The music festival is a free, non-ticketed event open to the public on a first-come basis. In the past, the event has drawn over 150,000 people over the three days.
“The NCAA March Madness Music Festival is one of the premier events of Final Four weekend that allows all fans, including those without tickets to the games, the opportunity to enjoy the atmosphere surrounding the basketball championship, while also listening to top musical acts,” said Dan Gavitt, NCAA vice president of men’s basketball championships.
The event is broken down into three days: the AT&T Block Party – Friday, April 4 (4-10:30 p.m.); the Coco-Cola Zero™ Countdown – Saturday, April 5 (Noon-9 p.m.); and the Capital One JamFest – Sunday, April 6 (3-10:30 p.m.).
The performing acts for the 2014 March Madness Music Festival will be announced at a later date.

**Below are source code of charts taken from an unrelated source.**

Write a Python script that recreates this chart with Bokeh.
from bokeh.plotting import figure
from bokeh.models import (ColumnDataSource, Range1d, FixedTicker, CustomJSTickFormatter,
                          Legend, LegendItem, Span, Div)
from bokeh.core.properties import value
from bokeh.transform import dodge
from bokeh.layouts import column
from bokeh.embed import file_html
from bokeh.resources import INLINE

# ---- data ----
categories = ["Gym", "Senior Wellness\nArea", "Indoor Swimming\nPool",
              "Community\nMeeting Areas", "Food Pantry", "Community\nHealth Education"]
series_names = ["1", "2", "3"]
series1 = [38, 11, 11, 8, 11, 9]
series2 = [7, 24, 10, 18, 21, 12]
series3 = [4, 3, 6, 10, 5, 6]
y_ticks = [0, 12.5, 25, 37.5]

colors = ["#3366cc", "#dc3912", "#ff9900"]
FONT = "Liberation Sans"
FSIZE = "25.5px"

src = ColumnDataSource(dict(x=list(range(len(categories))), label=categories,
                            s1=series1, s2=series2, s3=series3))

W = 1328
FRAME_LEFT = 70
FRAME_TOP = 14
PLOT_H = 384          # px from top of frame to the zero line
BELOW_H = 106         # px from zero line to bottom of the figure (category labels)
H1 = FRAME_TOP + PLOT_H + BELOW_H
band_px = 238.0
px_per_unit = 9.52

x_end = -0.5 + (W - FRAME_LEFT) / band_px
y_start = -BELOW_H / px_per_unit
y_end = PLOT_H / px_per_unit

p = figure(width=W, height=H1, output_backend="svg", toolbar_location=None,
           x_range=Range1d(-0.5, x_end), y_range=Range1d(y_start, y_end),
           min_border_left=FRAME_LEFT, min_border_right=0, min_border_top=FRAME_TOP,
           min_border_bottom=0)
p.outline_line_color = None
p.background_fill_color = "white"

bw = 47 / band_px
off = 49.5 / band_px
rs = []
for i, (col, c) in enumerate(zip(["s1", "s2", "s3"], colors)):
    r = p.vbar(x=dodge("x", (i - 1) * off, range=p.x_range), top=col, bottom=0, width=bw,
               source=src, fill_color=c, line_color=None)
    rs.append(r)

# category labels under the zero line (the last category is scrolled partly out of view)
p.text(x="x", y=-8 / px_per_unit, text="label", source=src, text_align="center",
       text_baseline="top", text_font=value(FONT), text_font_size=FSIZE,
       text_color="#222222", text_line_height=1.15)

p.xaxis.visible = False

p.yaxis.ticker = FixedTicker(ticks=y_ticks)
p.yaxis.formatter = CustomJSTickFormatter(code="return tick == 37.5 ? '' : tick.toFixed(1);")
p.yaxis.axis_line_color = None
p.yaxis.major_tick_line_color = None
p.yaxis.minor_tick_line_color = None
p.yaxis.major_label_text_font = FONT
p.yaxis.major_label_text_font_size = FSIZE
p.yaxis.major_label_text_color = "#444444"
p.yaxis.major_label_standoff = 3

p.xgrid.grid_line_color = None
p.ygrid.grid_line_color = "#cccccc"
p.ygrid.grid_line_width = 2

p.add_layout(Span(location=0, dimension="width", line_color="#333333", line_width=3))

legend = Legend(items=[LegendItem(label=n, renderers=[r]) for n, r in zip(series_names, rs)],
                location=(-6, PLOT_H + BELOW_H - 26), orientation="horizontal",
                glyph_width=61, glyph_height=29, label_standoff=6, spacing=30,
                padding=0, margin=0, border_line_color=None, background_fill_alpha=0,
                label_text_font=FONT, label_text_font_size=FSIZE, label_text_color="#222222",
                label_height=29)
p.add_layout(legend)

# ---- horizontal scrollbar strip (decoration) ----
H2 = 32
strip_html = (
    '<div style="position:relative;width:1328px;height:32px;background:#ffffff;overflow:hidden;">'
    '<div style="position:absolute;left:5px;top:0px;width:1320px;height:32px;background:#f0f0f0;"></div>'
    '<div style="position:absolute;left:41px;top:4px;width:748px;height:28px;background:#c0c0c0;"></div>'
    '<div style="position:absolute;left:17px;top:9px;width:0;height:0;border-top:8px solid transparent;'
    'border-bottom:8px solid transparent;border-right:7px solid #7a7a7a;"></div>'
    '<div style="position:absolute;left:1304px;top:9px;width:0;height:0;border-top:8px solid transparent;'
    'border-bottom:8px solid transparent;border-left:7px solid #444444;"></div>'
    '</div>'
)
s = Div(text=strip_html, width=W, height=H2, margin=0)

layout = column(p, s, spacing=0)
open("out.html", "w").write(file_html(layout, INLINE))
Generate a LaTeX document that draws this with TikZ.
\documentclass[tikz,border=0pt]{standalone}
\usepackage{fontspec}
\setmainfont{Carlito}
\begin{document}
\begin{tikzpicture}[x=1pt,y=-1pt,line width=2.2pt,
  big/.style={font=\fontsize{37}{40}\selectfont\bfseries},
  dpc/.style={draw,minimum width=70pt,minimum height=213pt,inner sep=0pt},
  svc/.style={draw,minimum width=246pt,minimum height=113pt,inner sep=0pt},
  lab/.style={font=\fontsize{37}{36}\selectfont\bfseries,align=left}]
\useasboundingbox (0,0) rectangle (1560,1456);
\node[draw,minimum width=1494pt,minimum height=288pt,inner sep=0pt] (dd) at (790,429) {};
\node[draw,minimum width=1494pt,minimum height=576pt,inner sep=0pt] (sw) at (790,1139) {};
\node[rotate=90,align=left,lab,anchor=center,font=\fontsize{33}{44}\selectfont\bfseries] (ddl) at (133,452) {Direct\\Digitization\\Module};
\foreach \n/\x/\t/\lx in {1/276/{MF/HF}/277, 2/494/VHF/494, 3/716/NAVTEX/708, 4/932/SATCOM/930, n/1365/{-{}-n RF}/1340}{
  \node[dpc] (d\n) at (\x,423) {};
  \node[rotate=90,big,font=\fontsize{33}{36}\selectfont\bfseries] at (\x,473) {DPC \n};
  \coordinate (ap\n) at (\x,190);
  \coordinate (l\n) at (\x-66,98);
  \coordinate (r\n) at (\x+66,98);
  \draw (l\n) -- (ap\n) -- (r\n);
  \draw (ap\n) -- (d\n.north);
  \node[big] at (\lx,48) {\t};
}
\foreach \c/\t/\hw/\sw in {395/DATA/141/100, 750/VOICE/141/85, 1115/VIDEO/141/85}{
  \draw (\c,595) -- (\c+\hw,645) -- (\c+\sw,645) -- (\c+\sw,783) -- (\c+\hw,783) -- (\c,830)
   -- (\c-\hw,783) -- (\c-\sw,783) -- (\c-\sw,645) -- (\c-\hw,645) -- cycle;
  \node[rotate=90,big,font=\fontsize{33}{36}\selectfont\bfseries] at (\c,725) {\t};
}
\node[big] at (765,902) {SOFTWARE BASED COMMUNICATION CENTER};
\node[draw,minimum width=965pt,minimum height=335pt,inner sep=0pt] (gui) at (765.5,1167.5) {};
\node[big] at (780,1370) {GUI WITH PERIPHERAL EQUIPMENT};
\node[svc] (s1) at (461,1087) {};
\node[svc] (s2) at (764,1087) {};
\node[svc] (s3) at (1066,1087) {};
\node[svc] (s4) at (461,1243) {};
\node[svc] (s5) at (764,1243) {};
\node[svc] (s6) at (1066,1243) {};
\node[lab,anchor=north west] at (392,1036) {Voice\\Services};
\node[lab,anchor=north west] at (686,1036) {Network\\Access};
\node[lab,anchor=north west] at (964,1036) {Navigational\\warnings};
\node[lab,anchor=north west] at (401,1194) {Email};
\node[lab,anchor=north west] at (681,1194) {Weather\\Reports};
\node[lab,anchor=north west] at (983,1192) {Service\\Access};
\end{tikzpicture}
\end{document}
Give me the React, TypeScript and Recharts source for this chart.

Past performers include Dave Mathews Band, Kenny Chesney, Sting, Jimmy Buffet, The Black Keys, Muse, Zac Brown Band, LL Cool J, The Kings of Leon, among others.
To get the latest information about the music festival, and all NCAA Men’s Final Four events, visit www.NCAA.com/finalfour.
“The area [former Reunion Arena location] holds significance as the site for the 1986 NCAA Final Four so it has history for North Texas residents and local fans, which will make the music festival even more memorable for those who attend,” said Gavitt. “The site is a great location for a concert and it’s close to hotels and the highway, which is fantastic for out-of-town guests and locals. We also want to take this opportunity to thank the North Texas Local Organizing Committee for all of their hard work and John Scovell and Woodbine Development for making this possible. Plans are coming together nicely.”
The 1986 NCAA Men’s Final Four was played at Reunion Arena as Louisville defeated Duke, 72-69, to win the men’s basketball national championship. Kansas and LSU were the two other teams that advanced to the Men’s Final Four that year, the only other time it was held in North Texas.
Reunion Arena opened in April 1980 and was the home of NBA’s Dallas Mavericks from 1980-2001 and the NHL’s Dallas Stars from 1993-2001. Both franchises moved to the American Airlines Center in 2001. Reunion arena also played host to some of the biggest concert acts of all-time, including The Rolling Stones, Paul McCartney, Garth Brooks, U2, Michael Jackson, Frank Sinatra and Bruce Springsteen and the E Street Band.
Reunion Arena officially closed in June 2008 and was demolished in November 2009.